### Information shown
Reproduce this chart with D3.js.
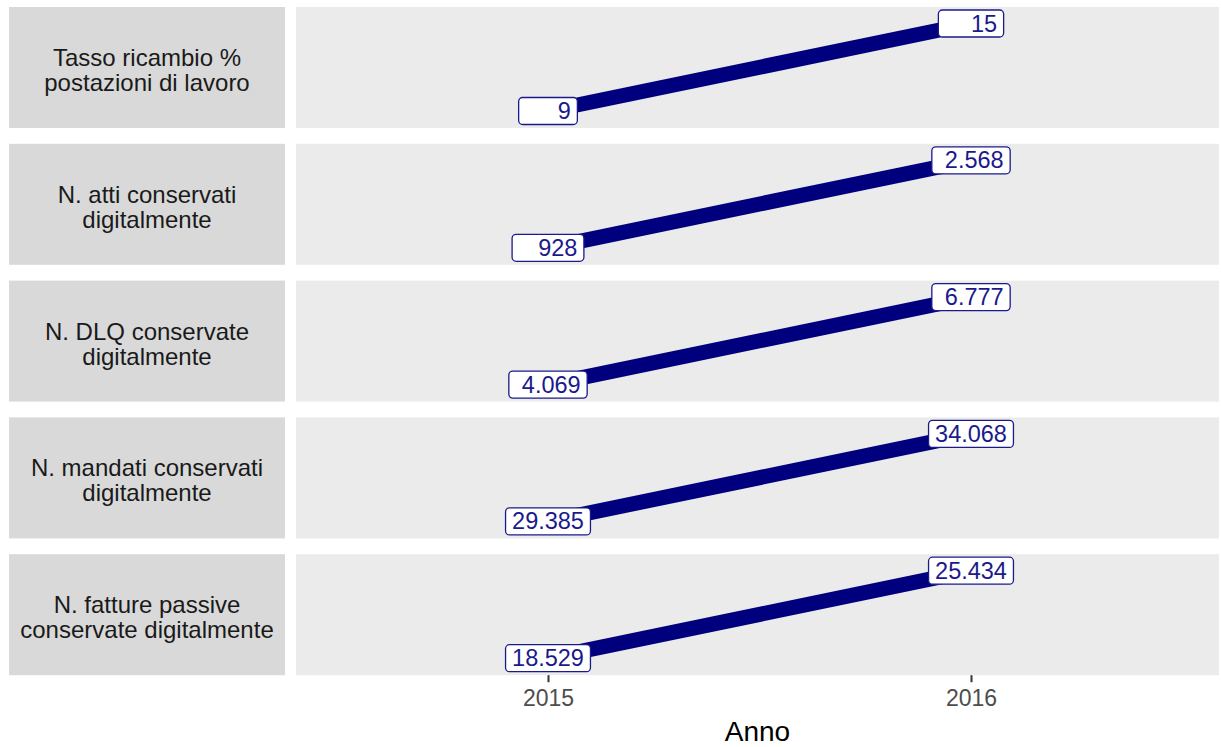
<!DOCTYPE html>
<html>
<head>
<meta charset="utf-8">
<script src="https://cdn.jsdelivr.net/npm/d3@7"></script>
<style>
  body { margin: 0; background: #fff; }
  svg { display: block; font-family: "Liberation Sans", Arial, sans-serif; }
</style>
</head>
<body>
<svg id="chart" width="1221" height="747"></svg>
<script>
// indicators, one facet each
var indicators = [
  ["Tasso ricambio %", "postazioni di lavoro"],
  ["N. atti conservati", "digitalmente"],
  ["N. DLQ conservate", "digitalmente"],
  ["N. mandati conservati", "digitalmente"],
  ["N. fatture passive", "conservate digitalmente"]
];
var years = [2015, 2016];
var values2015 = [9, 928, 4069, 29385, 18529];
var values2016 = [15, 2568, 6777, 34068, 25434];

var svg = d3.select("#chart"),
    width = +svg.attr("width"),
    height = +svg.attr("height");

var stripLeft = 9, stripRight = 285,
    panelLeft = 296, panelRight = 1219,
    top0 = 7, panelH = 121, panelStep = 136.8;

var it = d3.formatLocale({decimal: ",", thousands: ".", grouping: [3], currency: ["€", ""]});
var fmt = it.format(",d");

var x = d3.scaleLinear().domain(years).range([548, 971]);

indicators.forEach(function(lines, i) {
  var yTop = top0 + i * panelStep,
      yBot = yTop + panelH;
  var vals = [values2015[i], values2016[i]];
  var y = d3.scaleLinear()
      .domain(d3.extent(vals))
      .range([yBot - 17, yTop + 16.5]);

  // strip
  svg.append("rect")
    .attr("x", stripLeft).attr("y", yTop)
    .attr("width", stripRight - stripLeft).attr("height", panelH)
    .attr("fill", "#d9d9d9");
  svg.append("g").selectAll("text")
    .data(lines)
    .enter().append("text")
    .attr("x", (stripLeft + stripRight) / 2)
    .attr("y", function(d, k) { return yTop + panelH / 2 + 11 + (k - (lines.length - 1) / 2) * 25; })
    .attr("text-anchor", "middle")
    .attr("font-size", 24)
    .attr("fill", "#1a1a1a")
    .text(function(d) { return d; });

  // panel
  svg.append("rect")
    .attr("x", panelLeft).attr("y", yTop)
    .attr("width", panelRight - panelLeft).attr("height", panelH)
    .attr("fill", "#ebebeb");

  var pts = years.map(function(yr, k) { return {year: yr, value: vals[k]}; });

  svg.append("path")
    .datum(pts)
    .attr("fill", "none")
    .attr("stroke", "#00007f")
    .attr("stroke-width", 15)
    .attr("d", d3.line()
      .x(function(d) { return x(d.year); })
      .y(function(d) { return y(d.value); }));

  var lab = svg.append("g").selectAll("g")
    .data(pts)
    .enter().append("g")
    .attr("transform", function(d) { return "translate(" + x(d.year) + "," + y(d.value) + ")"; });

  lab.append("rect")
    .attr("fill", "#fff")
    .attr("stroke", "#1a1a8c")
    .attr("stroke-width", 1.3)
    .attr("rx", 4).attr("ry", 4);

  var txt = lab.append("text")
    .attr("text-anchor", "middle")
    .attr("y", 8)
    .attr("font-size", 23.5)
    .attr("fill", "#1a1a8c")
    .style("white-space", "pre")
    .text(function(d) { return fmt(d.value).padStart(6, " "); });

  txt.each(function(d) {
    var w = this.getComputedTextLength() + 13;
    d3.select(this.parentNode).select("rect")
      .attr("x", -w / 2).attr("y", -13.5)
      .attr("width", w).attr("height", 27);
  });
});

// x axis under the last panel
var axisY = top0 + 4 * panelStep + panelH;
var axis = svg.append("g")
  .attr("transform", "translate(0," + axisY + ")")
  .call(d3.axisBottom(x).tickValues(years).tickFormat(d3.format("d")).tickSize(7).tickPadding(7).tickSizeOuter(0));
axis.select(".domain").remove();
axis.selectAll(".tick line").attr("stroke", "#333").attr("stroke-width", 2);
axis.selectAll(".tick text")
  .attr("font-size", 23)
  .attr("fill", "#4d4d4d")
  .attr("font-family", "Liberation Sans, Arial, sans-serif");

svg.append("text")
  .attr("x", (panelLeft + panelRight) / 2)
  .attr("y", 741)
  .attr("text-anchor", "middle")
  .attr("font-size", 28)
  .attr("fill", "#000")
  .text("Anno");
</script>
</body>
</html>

### Objective
Begin at the first line of the material and copy each line exactly through the one containing "var values2016 = [15, 2568, 6777, 34068, 25434];". Omit pictures.

### Right answer
Reproduce this chart with D3.js.
<!DOCTYPE html>
<html>
<head>
<meta charset="utf-8">
<script src="https://cdn.jsdelivr.net/npm/d3@7"></script>
<style>
  body { margin: 0; background: #fff; }
  svg { display: block; font-family: "Liberation Sans", Arial, sans-serif; }
</style>
</head>
<body>
<svg id="chart" width="1221" height="747"></svg>
<script>
// indicators, one facet each
var indicators = [
  ["Tasso ricambio %", "postazioni di lavoro"],
  ["N. atti conservati", "digitalmente"],
  ["N. DLQ conservate", "digitalmente"],
  ["N. mandati conservati", "digitalmente"],
  ["N. fatture passive", "conservate digitalmente"]
];
var years = [2015, 2016];
var values2015 = [9, 928, 4069, 29385, 18529];
var values2016 = [15, 2568, 6777, 34068, 25434];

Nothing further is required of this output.